Output the material word for word. Leave each picture out.

----

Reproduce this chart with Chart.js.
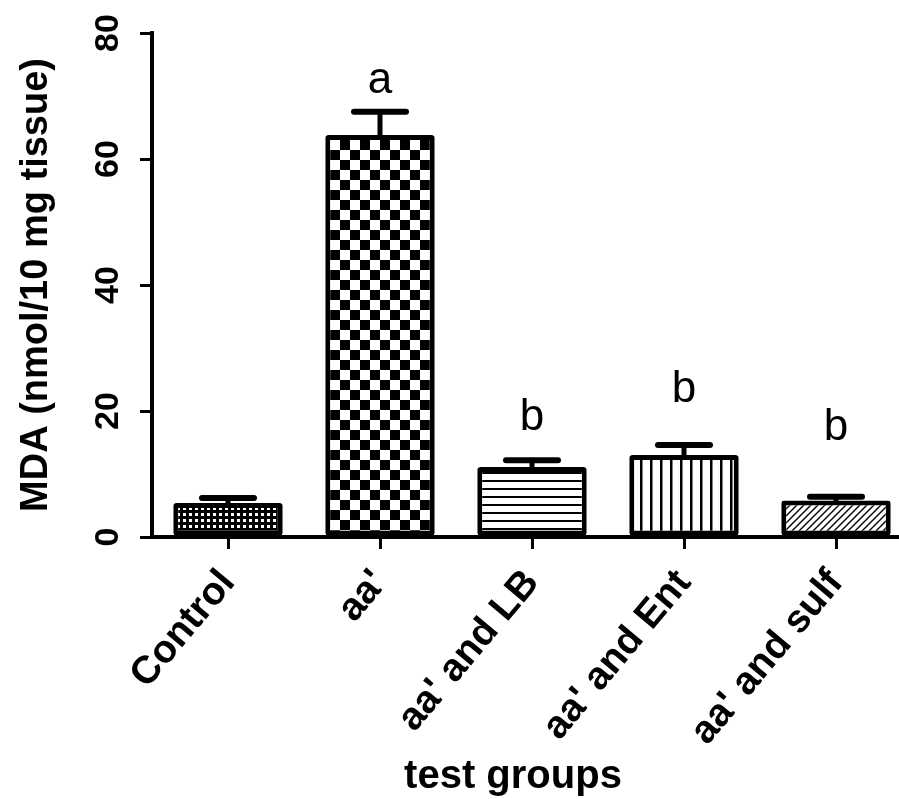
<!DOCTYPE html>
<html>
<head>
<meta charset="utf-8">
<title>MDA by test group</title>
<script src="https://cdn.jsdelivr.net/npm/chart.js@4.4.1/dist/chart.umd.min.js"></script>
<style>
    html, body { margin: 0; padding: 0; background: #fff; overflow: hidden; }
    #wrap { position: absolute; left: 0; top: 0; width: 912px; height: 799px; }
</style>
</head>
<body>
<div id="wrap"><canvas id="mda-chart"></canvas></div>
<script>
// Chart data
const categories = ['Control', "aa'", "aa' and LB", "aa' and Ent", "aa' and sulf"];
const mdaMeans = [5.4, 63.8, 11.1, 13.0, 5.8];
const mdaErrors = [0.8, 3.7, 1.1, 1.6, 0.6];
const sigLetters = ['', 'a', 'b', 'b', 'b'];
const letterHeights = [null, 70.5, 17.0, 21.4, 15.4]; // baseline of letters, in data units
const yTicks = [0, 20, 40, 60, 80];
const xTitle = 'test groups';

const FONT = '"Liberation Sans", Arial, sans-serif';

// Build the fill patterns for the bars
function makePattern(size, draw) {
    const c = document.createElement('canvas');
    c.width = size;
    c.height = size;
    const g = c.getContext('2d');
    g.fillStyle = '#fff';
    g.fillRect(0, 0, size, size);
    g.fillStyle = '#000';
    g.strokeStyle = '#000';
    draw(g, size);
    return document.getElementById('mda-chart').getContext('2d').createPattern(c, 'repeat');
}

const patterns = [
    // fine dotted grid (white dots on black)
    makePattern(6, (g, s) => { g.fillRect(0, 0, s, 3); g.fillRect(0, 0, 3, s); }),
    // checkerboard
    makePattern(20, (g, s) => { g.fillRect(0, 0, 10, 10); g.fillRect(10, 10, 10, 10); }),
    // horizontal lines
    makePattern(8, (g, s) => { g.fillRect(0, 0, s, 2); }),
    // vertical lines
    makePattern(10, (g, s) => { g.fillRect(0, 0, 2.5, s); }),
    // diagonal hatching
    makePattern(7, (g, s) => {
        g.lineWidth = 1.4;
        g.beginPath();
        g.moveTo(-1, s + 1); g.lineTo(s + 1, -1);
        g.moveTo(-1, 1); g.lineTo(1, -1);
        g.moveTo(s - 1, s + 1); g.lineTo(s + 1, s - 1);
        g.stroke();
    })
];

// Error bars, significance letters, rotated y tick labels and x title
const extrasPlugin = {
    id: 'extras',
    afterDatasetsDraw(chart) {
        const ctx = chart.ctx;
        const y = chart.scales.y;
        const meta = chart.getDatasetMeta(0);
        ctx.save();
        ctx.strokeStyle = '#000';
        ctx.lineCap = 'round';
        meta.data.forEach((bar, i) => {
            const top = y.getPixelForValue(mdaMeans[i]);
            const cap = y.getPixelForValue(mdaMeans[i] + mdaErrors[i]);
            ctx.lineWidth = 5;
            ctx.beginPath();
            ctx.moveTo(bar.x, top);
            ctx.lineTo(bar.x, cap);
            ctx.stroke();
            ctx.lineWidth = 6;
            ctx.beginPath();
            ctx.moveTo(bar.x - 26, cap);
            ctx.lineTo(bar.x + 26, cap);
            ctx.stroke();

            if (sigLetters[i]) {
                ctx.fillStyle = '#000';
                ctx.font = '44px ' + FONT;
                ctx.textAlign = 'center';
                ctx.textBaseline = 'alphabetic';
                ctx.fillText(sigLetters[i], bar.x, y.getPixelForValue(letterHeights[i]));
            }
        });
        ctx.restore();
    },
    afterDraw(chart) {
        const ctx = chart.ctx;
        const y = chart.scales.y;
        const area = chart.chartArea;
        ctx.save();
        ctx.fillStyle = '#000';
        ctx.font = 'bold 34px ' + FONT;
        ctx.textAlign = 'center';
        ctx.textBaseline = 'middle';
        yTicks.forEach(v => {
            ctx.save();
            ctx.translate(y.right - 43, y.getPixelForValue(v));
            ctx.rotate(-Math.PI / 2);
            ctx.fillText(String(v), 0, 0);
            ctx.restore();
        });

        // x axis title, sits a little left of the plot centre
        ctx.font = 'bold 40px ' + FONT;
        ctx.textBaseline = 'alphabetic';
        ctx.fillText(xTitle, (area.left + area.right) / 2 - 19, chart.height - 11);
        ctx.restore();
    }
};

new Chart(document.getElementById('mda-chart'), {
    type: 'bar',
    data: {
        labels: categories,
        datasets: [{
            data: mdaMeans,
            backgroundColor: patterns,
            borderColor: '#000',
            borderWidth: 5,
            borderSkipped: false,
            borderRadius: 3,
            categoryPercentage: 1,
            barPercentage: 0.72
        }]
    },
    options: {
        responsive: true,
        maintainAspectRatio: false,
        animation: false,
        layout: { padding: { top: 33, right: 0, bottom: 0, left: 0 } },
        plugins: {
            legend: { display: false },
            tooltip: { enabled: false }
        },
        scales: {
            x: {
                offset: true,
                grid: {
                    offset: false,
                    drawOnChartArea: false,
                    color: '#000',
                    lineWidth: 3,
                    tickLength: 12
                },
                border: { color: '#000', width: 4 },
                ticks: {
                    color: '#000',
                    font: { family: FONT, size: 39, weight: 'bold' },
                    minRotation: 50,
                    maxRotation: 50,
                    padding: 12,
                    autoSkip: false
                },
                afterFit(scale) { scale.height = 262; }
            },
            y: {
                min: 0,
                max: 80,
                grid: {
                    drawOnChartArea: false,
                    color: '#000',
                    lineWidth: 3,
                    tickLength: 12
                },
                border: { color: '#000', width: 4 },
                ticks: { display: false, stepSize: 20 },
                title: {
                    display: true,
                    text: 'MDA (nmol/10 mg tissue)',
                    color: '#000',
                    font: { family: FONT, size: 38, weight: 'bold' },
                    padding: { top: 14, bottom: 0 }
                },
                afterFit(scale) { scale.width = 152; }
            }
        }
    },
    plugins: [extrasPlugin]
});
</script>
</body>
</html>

----

■ COMPLETED TASK:
Reproduce this chart with Chart.js.
<!DOCTYPE html>
<html>
<head>
<meta charset="utf-8">
<title>MDA by test group</title>
<script src="https://cdn.jsdelivr.net/npm/chart.js@4.4.1/dist/chart.umd.min.js"></script>
<style>
    html, body { margin: 0; padding: 0; background: #fff; overflow: hidden; }
    #wrap { position: absolute; left: 0; top: 0; width: 912px; height: 799px; }
</style>
</head>
<body>
<div id="wrap"><canvas id="mda-chart"></canvas></div>
<script>
// Chart data
const categories = ['Control', "aa'", "aa' and LB", "aa' and Ent", "aa' and sulf"];
const mdaMeans = [5.4, 63.8, 11.1, 13.0, 5.8];
const mdaErrors = [0.8, 3.7, 1.1, 1.6, 0.6];
const sigLetters = ['', 'a', 'b', 'b', 'b'];
const letterHeights = [null, 70.5, 17.0, 21.4, 15.4]; // baseline of letters, in data units
const yTicks = [0, 20, 40, 60, 80];
const xTitle = 'test groups';

const FONT = '"Liberation Sans", Arial, sans-serif';

// Build the fill patterns for the bars
function makePattern(size, draw) {
    const c = document.createElement('canvas');
    c.width = size;
    c.height = size;
    const g = c.getContext('2d');
    g.fillStyle = '#fff';
    g.fillRect(0, 0, size, size);
    g.fillStyle = '#000';
    g.strokeStyle = '#000';
    draw(g, size);
    return document.getElementById('mda-chart').getContext('2d').createPattern(c, 'repeat');
}

const patterns = [
    // fine dotted grid (white dots on black)
    makePattern(6, (g, s) => { g.fillRect(0, 0, s, 3); g.fillRect(0, 0, 3, s); }),
    // checkerboard
    makePattern(20, (g, s) => { g.fillRect(0, 0, 10, 10); g.fillRect(10, 10, 10, 10); }),
    // horizontal lines
    makePattern(8, (g, s) => { g.fillRect(0, 0, s, 2); }),
    // vertical lines
    makePattern(10, (g, s) => { g.fillRect(0, 0, 2.5, s); }),
    // diagonal hatching
    makePattern(7, (g, s) => {
        g.lineWidth = 1.4;
        g.beginPath();
        g.moveTo(-1, s + 1); g.lineTo(s + 1, -1);
        g.moveTo(-1, 1); g.lineTo(1, -1);
        g.moveTo(s - 1, s + 1); g.lineTo(s + 1, s - 1);
        g.stroke();
    })
];

// Error bars, significance letters, rotated y tick labels and x title
const extrasPlugin = {
    id: 'extras',
    afterDatasetsDraw(chart) {
        const ctx = chart.ctx;
        const y = chart.scales.y;
        const meta = chart.getDatasetMeta(0);
        ctx.save();
        ctx.strokeStyle = '#000';
        ctx.lineCap = 'round';
        meta.data.forEach((bar, i) => {
            const top = y.getPixelForValue(mdaMeans[i]);
            const cap = y.getPixelForValue(mdaMeans[i] + mdaErrors[i]);
            ctx.lineWidth = 5;
            ctx.beginPath();
            ctx.moveTo(bar.x, top);
            ctx.lineTo(bar.x, cap);
            ctx.stroke();
            ctx.lineWidth = 6;
            ctx.beginPath();
            ctx.moveTo(bar.x - 26, cap);
            ctx.lineTo(bar.x + 26, cap);
            ctx.stroke();

            if (sigLetters[i]) {
                ctx.fillStyle = '#000';
                ctx.font = '44px ' + FONT;
                ctx.textAlign = 'center';
                ctx.textBaseline = 'alphabetic';
                ctx.fillText(sigLetters[i], bar.x, y.getPixelForValue(letterHeights[i]));
            }
        });
        ctx.restore();
    },
    afterDraw(chart) {
        const ctx = chart.ctx;
        const y = chart.scales.y;
        const area = chart.chartArea;
        ctx.save();
        ctx.fillStyle = '#000';
        ctx.font = 'bold 34px ' + FONT;
        ctx.textAlign = 'center';
        ctx.textBaseline = 'middle';
        yTicks.forEach(v => {
            ctx.save();
            ctx.translate(y.right - 43, y.getPixelForValue(v));
            ctx.rotate(-Math.PI / 2);
            ctx.fillText(String(v), 0, 0);
            ctx.restore();
        });

        // x axis title, sits a little left of the plot centre
        ctx.font = 'bold 40px ' + FONT;
        ctx.textBaseline = 'alphabetic';
        ctx.fillText(xTitle, (area.left + area.right) / 2 - 19, chart.height - 11);
        ctx.restore();
    }
};

new Chart(document.getElementById('mda-chart'), {
    type: 'bar',
    data: {
        labels: categories,
        datasets: [{
            data: mdaMeans,
            backgroundColor: patterns,
            borderColor: '#000',
            borderWidth: 5,
            borderSkipped: false,
            borderRadius: 3,
            categoryPercentage: 1,
            barPercentage: 0.72
        }]
    },
    options: {
        responsive: true,
        maintainAspectRatio: false,
        animation: false,
        layout: { padding: { top: 33, right: 0, bottom: 0, left: 0 } },
        plugins: {
            legend: { display: false },
            tooltip: { enabled: false }
        },
        scales: {
            x: {
                offset: true,
                grid: {
                    offset: false,
                    drawOnChartArea: false,
                    color: '#000',
                    lineWidth: 3,
                    tickLength: 12
                },
                border: { color: '#000', width: 4 },
                ticks: {
                    color: '#000',
                    font: { family: FONT, size: 39, weight: 'bold' },
                    minRotation: 50,
                    maxRotation: 50,
                    padding: 12,
                    autoSkip: false
                },
                afterFit(scale) { scale.height = 262; }
            },
            y: {
                min: 0,
                max: 80,
                grid: {
                    drawOnChartArea: false,
                    color: '#000',
                    lineWidth: 3,
                    tickLength: 12
                },
                border: { color: '#000', width: 4 },
                ticks: { display: false, stepSize: 20 },
                title: {
                    display: true,
                    text: 'MDA (nmol/10 mg tissue)',
                    color: '#000',
                    font: { family: FONT, size: 38, weight: 'bold' },
                    padding: { top: 14, bottom: 0 }
                },
                afterFit(scale) { scale.width = 152; }
            }
        }
    },
    plugins: [extrasPlugin]
});
</script>
</body>
</html>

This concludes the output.